__Data for this exercise__:
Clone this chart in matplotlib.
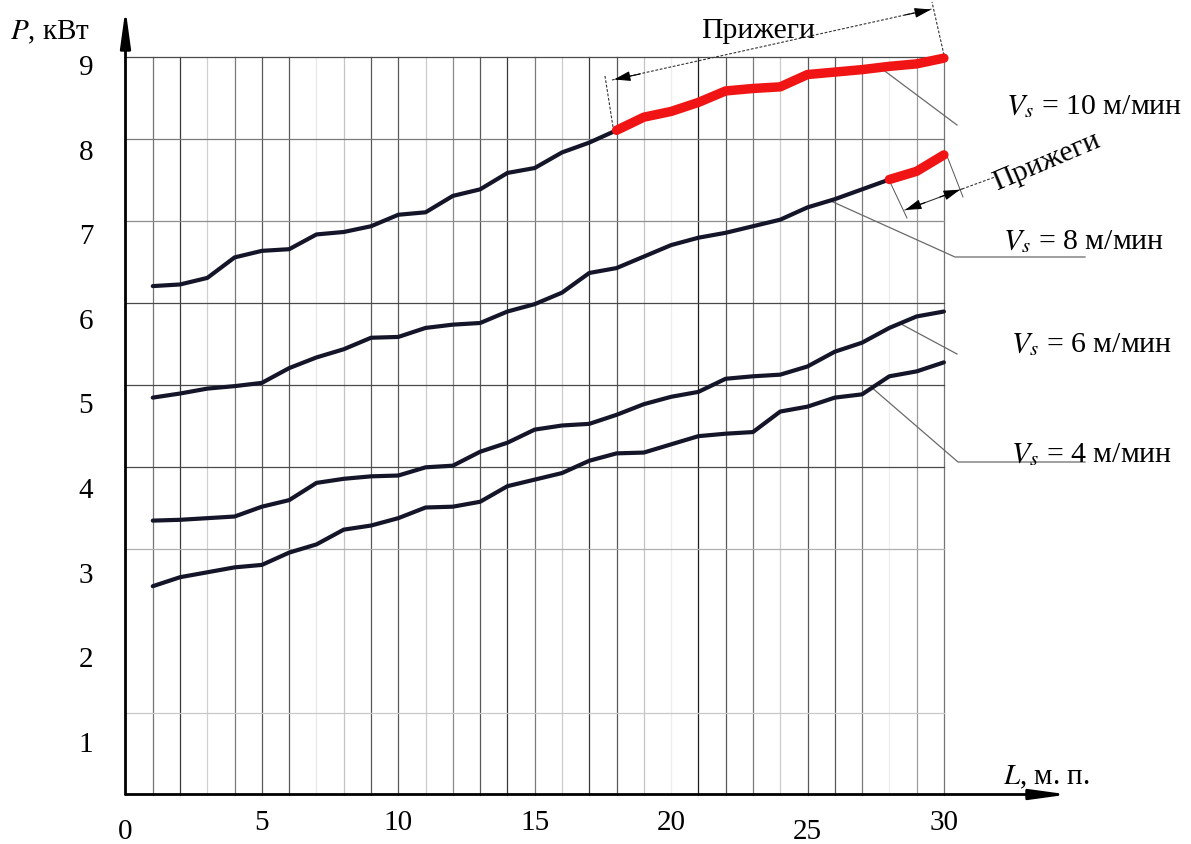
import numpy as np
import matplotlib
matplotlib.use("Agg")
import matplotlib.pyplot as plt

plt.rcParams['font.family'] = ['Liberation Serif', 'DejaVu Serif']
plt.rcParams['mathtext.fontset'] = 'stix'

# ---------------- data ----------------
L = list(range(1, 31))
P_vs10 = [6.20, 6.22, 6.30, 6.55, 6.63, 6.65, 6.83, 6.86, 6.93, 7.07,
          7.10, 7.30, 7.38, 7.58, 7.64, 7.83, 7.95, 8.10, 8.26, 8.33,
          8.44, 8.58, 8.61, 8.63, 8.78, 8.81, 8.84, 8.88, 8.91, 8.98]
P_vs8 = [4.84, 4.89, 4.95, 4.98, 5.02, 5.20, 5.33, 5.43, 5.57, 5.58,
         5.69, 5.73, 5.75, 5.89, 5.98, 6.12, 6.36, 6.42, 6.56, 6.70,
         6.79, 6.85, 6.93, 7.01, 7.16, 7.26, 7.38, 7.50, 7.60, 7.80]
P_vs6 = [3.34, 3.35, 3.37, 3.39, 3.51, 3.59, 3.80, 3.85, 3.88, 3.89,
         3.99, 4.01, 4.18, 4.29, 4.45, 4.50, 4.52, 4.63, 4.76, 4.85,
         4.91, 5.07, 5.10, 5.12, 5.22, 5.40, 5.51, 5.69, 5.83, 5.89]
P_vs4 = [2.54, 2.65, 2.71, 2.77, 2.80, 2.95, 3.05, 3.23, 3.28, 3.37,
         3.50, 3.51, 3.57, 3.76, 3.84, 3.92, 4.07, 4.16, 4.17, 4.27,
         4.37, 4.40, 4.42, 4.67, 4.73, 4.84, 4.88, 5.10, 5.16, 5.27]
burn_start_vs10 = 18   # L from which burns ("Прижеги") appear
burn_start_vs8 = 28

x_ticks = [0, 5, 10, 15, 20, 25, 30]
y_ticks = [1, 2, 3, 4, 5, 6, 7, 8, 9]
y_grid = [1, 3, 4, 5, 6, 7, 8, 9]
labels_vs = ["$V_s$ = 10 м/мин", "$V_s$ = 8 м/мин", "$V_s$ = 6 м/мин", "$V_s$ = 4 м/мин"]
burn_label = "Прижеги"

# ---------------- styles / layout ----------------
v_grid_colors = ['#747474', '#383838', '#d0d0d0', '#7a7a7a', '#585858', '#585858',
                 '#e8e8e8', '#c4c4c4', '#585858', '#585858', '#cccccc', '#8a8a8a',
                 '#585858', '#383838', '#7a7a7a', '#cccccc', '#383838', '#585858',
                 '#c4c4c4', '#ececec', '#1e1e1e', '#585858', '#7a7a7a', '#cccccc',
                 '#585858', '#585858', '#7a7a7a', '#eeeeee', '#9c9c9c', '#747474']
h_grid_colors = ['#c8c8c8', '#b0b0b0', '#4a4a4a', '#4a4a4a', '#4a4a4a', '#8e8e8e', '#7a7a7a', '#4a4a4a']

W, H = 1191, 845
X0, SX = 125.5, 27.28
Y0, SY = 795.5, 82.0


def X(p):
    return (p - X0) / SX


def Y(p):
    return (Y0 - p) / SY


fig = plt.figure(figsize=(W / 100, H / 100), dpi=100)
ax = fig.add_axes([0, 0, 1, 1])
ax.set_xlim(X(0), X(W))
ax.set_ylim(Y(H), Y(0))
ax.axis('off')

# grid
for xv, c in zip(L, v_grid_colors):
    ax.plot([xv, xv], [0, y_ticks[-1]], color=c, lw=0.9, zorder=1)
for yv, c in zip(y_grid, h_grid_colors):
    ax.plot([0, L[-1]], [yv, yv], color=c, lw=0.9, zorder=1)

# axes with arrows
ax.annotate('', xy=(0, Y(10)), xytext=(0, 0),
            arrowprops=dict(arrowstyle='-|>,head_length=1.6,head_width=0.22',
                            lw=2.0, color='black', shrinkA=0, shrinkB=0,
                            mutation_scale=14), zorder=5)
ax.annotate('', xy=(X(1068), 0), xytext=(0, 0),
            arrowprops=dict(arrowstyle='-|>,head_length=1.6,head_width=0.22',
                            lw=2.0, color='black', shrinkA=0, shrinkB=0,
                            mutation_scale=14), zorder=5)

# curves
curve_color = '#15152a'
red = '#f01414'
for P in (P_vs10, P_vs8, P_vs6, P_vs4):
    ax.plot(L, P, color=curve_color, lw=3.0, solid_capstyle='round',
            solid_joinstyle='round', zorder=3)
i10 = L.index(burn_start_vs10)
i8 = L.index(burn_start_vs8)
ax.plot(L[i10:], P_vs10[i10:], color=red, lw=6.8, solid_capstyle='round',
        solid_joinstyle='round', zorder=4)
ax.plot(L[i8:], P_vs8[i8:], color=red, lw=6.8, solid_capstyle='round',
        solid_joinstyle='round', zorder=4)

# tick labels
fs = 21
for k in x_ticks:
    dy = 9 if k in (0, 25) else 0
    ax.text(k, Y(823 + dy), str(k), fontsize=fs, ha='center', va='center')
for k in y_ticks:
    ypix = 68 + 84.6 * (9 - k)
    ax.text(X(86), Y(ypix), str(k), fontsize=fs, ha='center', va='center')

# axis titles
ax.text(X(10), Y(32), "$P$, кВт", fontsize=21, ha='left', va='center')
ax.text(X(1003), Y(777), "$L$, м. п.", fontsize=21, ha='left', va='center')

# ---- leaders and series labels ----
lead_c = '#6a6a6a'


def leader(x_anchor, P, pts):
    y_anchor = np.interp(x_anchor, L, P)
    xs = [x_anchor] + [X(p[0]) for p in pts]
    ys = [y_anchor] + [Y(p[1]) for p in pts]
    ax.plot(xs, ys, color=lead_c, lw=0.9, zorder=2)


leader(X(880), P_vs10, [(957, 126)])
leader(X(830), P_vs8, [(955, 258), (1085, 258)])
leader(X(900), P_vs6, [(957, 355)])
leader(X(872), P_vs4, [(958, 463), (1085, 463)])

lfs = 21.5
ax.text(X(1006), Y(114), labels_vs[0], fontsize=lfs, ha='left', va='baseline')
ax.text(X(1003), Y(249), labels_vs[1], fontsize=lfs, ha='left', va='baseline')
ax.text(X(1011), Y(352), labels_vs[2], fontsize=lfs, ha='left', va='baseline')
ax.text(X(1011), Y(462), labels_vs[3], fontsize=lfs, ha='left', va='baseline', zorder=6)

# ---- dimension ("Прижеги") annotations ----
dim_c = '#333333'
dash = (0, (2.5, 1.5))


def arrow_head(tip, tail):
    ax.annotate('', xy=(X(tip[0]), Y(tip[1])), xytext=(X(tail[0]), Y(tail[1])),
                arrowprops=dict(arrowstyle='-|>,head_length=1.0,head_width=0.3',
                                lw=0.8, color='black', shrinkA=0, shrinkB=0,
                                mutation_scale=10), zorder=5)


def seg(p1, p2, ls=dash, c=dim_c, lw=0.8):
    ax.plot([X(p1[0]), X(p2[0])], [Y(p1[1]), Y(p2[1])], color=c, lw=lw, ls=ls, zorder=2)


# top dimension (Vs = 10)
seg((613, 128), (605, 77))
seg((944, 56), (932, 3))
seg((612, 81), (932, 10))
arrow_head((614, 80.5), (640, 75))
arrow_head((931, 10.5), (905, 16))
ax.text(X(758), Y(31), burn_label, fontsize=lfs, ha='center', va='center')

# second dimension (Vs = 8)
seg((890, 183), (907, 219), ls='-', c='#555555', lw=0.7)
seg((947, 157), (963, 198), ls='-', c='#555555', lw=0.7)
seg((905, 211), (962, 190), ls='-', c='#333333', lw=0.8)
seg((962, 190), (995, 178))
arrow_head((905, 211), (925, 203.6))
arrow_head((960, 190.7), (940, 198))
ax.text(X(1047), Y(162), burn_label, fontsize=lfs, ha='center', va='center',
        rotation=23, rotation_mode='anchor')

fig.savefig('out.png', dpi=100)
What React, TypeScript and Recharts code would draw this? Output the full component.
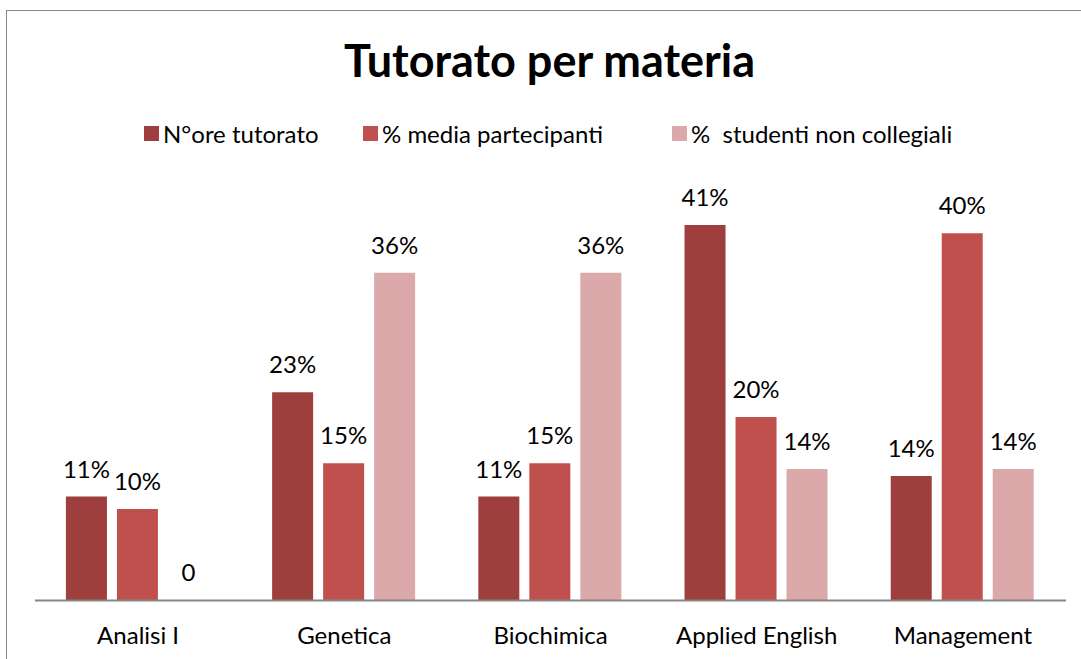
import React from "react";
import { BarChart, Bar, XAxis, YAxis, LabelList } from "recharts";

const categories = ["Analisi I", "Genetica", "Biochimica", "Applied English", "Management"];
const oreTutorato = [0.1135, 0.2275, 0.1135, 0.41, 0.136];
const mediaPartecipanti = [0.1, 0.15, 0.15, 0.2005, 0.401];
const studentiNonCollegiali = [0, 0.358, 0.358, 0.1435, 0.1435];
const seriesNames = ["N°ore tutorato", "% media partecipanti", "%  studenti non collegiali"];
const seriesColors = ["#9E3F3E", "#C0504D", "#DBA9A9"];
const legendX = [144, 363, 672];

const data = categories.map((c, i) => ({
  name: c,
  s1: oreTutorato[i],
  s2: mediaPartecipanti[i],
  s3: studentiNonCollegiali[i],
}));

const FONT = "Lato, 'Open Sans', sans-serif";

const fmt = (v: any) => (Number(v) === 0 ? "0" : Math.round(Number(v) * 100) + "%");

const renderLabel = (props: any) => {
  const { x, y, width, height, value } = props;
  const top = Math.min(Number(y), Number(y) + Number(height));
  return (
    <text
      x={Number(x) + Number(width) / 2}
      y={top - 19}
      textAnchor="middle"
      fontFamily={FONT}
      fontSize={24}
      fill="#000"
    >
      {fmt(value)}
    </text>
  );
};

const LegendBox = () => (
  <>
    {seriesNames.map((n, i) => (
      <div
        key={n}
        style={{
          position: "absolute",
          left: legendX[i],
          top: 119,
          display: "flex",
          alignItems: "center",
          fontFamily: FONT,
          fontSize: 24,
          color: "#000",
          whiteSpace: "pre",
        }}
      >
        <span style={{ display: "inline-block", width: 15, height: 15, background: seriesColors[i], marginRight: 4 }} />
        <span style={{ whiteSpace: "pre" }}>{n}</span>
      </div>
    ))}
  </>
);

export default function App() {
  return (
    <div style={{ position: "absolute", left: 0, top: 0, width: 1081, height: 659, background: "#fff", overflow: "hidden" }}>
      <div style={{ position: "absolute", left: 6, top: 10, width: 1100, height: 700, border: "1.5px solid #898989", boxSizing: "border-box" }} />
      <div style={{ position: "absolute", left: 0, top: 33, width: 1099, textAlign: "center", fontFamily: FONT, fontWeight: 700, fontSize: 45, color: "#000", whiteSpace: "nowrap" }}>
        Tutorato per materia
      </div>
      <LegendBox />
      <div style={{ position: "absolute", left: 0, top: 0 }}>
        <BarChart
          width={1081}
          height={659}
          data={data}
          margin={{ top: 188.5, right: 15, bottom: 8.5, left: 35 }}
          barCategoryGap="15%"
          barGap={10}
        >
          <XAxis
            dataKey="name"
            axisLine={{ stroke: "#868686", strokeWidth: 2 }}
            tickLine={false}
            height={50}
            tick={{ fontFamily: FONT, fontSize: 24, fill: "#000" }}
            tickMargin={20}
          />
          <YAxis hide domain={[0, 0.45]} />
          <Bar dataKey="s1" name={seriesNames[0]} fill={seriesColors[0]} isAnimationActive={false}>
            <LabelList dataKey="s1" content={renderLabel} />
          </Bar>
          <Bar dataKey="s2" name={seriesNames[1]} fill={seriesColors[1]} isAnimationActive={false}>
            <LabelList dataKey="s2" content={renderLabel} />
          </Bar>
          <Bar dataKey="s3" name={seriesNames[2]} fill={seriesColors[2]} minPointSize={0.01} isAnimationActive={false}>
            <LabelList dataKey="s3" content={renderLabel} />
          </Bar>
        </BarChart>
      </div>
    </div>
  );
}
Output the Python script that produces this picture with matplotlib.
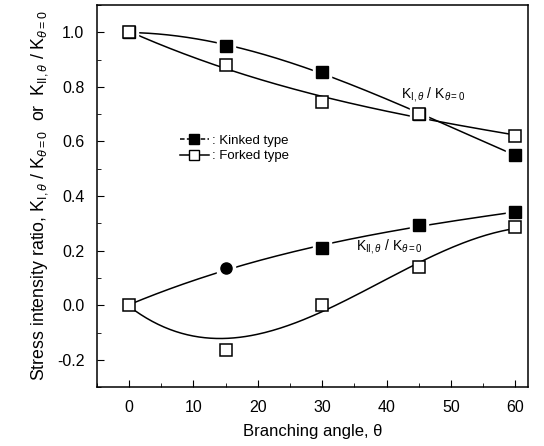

__Requirements__:
Only the lines from the one with "What React, TypeScript" through the one with "XAxis, YAxis, LabelList" belong in your copy; retype them exactly and drop any pictures.

__Reply to the exercise__:
What React, TypeScript and Recharts code would draw this? Output the full component.
import React from "react";
import { BarChart, Bar, XAxis, YAxis, LabelList } from "recharts";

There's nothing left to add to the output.